____ INPUT ROWS

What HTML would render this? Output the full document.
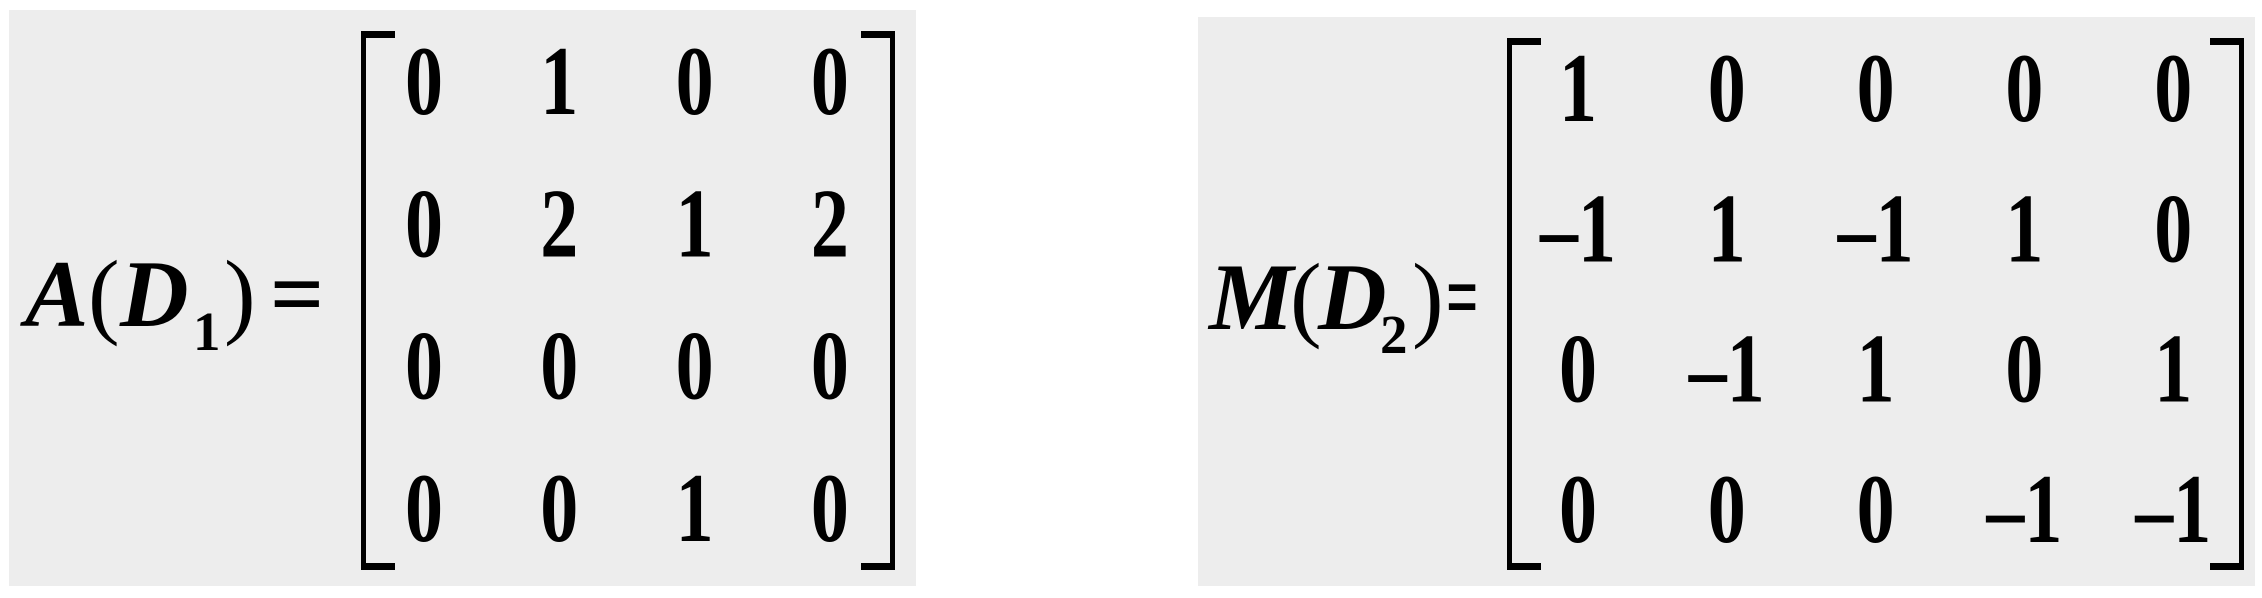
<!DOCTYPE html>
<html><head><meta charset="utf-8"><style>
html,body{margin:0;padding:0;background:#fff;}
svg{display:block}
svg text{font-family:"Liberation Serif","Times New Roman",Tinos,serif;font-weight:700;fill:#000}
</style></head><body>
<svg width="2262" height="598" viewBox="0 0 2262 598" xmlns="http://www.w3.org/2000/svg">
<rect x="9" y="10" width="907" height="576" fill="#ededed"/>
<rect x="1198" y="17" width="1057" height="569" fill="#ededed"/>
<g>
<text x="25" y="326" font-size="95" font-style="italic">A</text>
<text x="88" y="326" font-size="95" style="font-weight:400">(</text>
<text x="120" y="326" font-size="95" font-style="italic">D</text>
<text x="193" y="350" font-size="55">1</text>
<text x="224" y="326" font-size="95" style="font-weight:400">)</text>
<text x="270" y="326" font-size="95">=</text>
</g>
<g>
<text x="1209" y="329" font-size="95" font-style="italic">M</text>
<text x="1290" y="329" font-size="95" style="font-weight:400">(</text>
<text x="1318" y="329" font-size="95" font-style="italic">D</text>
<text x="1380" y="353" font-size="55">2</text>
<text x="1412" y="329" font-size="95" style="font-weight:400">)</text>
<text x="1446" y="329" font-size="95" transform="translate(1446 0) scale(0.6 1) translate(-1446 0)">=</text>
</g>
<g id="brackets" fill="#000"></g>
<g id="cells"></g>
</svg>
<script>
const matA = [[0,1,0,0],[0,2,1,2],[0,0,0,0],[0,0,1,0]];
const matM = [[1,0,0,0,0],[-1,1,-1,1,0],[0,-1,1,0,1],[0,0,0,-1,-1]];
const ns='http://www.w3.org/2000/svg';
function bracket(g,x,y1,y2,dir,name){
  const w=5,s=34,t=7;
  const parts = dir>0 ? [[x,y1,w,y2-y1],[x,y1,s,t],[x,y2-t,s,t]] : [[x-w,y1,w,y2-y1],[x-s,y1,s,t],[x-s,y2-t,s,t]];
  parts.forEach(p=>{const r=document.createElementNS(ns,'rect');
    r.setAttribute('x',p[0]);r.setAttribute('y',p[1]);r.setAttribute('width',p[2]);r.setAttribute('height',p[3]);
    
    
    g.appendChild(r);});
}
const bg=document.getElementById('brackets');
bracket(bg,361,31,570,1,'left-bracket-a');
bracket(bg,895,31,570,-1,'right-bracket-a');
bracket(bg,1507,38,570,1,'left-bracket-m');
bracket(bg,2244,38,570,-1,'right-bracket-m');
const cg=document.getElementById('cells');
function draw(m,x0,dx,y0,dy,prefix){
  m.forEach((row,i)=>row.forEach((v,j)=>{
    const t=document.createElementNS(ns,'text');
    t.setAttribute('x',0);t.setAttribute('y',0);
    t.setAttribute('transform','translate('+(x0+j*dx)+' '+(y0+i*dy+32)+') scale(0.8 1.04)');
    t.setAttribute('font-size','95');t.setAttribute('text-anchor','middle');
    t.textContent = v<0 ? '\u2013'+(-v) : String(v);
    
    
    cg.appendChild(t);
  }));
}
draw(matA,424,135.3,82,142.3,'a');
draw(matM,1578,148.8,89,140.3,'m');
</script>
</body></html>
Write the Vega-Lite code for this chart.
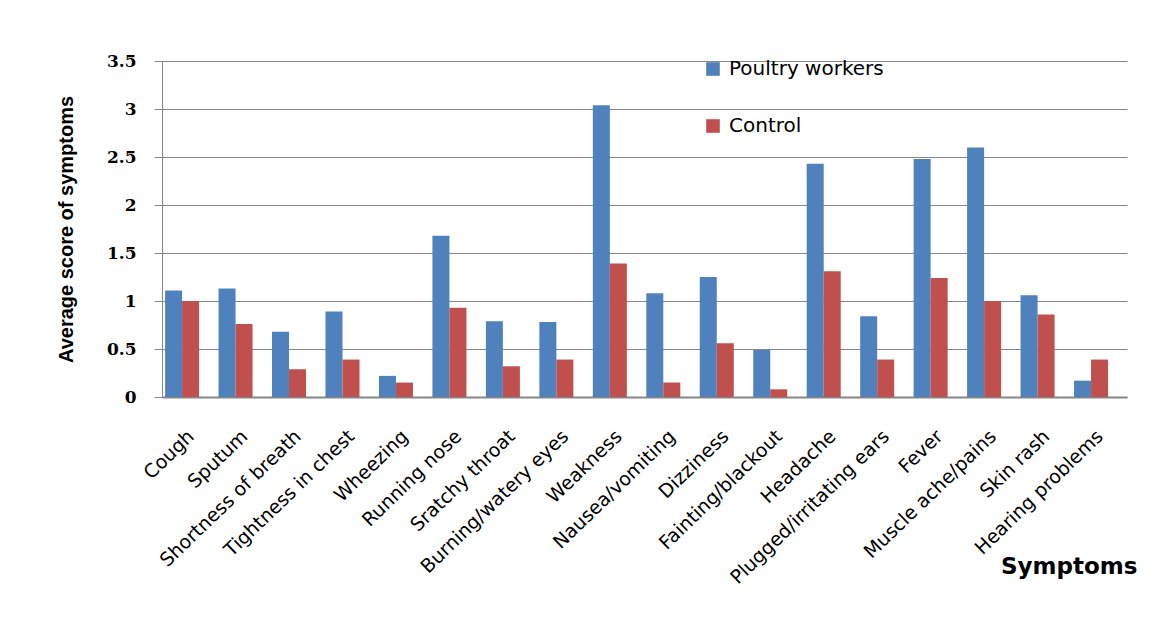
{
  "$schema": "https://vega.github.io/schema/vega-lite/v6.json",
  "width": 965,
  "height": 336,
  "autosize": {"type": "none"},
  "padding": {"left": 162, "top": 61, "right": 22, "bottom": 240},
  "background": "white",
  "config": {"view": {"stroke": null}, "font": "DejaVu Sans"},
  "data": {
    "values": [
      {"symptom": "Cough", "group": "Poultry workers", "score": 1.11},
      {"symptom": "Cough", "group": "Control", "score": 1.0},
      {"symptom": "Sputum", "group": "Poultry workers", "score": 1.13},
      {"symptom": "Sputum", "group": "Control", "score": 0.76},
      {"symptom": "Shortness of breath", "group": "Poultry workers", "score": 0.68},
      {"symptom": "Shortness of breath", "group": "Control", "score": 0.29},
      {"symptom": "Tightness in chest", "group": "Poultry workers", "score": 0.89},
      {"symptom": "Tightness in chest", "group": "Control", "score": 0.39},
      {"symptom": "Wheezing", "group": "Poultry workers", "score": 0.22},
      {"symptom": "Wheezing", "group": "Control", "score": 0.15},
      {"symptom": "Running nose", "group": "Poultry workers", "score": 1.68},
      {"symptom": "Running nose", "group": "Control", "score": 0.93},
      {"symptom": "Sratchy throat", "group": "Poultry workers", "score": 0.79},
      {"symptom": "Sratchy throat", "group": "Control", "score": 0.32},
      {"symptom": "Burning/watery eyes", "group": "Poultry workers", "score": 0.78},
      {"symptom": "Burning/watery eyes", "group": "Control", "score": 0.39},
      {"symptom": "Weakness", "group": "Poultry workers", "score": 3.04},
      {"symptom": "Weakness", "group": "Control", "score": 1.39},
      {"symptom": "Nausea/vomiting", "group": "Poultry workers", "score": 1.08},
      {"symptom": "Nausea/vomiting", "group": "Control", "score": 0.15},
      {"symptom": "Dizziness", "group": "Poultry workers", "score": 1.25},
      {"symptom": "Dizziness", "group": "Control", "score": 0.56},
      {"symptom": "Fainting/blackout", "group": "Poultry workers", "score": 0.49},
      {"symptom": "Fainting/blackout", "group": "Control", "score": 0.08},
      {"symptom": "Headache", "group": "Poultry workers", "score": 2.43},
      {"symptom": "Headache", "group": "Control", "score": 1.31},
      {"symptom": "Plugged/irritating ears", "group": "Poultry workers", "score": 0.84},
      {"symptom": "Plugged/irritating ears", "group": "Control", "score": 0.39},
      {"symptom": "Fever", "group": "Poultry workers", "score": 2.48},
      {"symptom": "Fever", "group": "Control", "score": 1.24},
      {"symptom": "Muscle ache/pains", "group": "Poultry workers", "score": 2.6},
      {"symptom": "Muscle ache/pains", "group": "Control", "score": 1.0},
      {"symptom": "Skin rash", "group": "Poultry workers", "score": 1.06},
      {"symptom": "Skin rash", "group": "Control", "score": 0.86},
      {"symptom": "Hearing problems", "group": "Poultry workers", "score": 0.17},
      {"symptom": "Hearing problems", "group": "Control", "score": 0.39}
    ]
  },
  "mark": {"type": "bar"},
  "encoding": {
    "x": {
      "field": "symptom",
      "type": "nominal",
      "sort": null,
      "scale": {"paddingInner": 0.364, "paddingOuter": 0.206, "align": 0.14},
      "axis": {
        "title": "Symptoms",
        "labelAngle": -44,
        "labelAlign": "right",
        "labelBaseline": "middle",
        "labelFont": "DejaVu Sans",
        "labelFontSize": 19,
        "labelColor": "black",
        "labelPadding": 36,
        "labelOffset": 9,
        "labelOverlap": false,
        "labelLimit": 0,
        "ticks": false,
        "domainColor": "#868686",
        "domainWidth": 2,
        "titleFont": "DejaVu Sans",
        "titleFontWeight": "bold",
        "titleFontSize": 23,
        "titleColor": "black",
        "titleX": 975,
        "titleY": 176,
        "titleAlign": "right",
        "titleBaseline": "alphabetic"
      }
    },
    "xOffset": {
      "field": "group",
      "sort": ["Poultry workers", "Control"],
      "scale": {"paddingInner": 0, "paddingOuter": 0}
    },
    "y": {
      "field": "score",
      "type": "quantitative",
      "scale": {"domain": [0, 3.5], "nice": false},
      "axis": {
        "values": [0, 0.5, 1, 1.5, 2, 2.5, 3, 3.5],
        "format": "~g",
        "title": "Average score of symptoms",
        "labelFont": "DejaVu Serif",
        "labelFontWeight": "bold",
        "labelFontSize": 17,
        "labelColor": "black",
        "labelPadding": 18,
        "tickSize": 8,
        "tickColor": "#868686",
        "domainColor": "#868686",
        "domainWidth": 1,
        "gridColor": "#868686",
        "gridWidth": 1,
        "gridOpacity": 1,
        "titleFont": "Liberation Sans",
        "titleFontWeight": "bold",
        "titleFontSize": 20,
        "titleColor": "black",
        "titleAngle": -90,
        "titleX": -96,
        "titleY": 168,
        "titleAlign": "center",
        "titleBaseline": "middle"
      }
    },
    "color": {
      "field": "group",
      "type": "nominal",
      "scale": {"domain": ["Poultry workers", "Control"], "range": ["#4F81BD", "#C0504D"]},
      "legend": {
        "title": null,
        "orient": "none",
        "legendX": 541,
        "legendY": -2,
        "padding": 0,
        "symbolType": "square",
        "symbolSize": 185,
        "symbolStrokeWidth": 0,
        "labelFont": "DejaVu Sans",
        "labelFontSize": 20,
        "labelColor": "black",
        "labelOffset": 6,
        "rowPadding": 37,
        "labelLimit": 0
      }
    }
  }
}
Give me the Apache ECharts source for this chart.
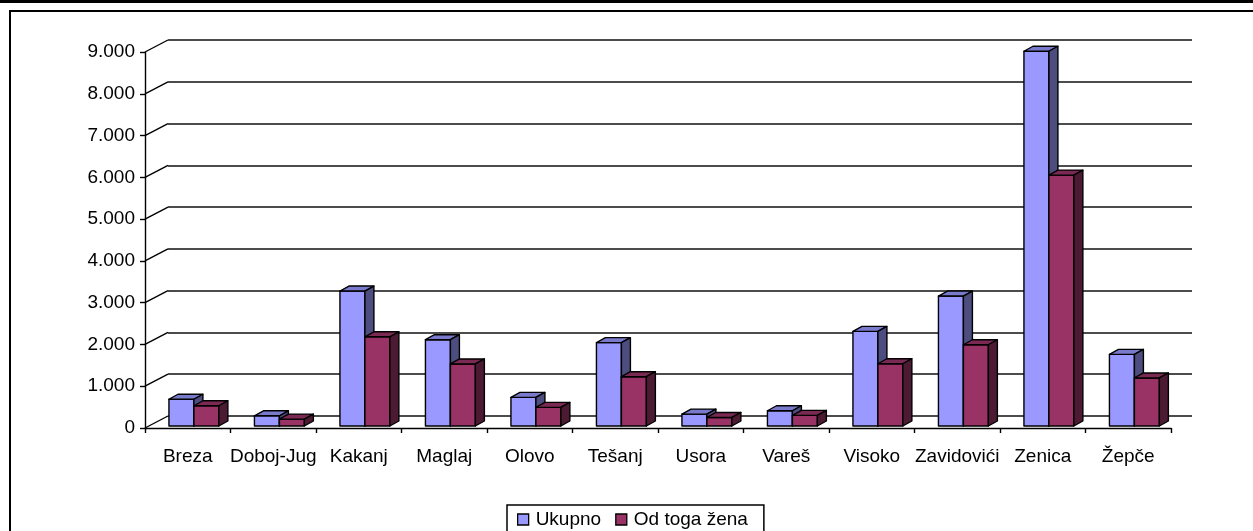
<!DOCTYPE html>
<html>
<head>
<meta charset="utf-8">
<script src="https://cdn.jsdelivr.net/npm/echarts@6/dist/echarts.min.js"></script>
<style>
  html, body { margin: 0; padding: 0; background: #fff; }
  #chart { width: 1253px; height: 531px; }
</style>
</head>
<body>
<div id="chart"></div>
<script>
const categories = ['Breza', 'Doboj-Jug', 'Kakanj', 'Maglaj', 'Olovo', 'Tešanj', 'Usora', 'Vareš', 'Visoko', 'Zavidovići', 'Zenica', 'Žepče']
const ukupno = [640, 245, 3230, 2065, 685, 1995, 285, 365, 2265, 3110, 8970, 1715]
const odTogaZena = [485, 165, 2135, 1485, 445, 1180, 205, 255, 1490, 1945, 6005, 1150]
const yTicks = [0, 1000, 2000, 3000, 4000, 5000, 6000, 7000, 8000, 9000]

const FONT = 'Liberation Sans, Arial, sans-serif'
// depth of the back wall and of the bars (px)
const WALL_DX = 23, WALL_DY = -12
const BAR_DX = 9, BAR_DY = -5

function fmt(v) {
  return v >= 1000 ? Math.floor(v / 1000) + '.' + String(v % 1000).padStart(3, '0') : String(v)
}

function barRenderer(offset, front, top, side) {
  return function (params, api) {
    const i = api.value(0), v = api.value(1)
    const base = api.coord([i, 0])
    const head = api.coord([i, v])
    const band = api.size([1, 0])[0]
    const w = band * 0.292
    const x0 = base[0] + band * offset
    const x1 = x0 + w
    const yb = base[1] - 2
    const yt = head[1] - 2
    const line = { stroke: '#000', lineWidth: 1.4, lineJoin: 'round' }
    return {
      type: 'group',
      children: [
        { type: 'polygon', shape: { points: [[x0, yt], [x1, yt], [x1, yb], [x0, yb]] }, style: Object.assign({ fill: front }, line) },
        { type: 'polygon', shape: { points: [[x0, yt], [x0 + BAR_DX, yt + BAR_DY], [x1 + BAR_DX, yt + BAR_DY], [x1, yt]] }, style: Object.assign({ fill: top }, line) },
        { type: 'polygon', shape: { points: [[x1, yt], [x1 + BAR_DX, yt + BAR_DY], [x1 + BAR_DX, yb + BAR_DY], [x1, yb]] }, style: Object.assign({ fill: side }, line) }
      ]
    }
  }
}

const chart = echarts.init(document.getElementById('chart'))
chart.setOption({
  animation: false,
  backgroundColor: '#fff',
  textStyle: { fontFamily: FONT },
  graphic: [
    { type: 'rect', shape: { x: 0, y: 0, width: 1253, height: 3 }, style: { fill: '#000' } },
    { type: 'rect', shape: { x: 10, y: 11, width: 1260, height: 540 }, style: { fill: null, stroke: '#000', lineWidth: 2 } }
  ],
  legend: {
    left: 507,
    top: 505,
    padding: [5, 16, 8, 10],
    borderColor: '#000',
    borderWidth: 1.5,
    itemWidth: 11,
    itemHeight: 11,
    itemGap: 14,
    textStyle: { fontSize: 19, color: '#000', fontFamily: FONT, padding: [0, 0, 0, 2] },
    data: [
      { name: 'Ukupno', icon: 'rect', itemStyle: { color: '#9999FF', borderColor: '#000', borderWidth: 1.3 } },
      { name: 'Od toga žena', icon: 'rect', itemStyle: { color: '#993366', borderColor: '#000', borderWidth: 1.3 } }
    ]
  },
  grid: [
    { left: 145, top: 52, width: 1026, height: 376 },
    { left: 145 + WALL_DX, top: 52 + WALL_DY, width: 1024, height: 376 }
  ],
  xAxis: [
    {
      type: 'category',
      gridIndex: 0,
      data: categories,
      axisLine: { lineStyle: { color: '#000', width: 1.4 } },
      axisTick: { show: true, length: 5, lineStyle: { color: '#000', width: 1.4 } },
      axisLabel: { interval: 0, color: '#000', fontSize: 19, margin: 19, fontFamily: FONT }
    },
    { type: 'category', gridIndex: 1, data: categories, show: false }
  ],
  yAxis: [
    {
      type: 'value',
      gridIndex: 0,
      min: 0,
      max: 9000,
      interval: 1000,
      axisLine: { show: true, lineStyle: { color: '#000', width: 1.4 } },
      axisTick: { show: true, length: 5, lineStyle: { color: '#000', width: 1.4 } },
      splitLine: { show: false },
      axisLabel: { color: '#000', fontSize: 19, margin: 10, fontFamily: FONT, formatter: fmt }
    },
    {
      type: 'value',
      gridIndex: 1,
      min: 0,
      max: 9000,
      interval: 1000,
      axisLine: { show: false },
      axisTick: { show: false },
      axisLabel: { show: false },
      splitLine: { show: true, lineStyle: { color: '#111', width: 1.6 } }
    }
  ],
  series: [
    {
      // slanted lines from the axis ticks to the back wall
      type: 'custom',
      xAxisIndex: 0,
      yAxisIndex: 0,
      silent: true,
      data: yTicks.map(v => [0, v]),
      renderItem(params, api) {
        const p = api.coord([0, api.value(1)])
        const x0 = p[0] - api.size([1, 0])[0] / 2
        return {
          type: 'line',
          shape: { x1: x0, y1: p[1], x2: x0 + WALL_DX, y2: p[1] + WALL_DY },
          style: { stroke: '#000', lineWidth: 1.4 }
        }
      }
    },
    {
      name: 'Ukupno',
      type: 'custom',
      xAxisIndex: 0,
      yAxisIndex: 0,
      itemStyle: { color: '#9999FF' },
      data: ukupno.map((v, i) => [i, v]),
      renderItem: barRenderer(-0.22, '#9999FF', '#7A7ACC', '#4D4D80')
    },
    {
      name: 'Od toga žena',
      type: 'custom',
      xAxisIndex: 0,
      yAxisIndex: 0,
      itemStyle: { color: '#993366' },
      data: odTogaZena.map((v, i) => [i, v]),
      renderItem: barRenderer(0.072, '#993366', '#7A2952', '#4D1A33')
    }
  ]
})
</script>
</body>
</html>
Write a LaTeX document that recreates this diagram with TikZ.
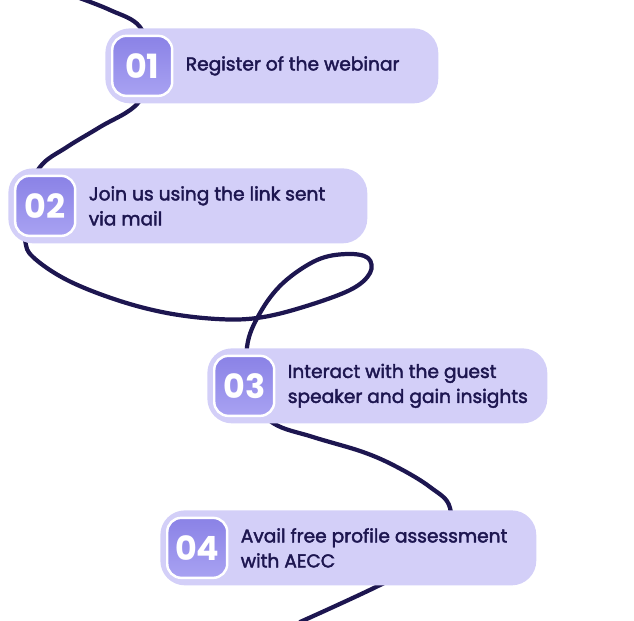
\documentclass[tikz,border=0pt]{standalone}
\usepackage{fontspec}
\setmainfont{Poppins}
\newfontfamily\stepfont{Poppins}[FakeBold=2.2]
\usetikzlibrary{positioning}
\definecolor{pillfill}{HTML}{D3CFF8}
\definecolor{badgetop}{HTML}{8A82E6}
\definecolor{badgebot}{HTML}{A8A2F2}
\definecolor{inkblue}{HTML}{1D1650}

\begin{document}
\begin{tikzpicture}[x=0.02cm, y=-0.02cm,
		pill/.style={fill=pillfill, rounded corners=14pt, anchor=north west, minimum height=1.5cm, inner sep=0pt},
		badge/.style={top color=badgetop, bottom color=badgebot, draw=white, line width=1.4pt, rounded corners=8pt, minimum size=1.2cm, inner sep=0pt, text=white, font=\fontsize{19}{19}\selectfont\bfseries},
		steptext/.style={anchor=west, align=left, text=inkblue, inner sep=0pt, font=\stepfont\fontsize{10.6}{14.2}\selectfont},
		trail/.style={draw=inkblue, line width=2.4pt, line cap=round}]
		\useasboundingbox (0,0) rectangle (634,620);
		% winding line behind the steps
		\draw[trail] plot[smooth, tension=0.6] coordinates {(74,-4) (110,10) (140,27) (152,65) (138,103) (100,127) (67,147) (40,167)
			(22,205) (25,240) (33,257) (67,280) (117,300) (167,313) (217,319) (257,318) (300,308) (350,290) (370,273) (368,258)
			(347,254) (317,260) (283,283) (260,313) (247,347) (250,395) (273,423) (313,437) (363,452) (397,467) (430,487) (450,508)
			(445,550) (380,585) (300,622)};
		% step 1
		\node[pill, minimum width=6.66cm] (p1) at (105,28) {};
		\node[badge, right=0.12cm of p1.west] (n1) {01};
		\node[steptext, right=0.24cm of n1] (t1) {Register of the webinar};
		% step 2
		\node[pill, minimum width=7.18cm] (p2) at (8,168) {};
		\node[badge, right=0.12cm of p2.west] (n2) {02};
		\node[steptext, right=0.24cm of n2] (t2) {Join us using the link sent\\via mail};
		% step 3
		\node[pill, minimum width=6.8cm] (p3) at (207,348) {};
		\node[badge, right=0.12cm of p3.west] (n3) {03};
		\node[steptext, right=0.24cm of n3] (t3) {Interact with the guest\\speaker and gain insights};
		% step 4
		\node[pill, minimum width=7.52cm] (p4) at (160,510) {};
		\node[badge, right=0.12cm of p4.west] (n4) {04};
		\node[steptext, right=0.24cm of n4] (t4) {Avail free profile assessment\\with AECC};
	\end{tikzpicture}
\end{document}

________

EXERCISE INSTRUCTIONS:
Go through the material above and copy each line that has the word "Write".

RESULT:
Write the Vega-Lite code for this chart.
Write a LaTeX document that recreates this diagram with TikZ.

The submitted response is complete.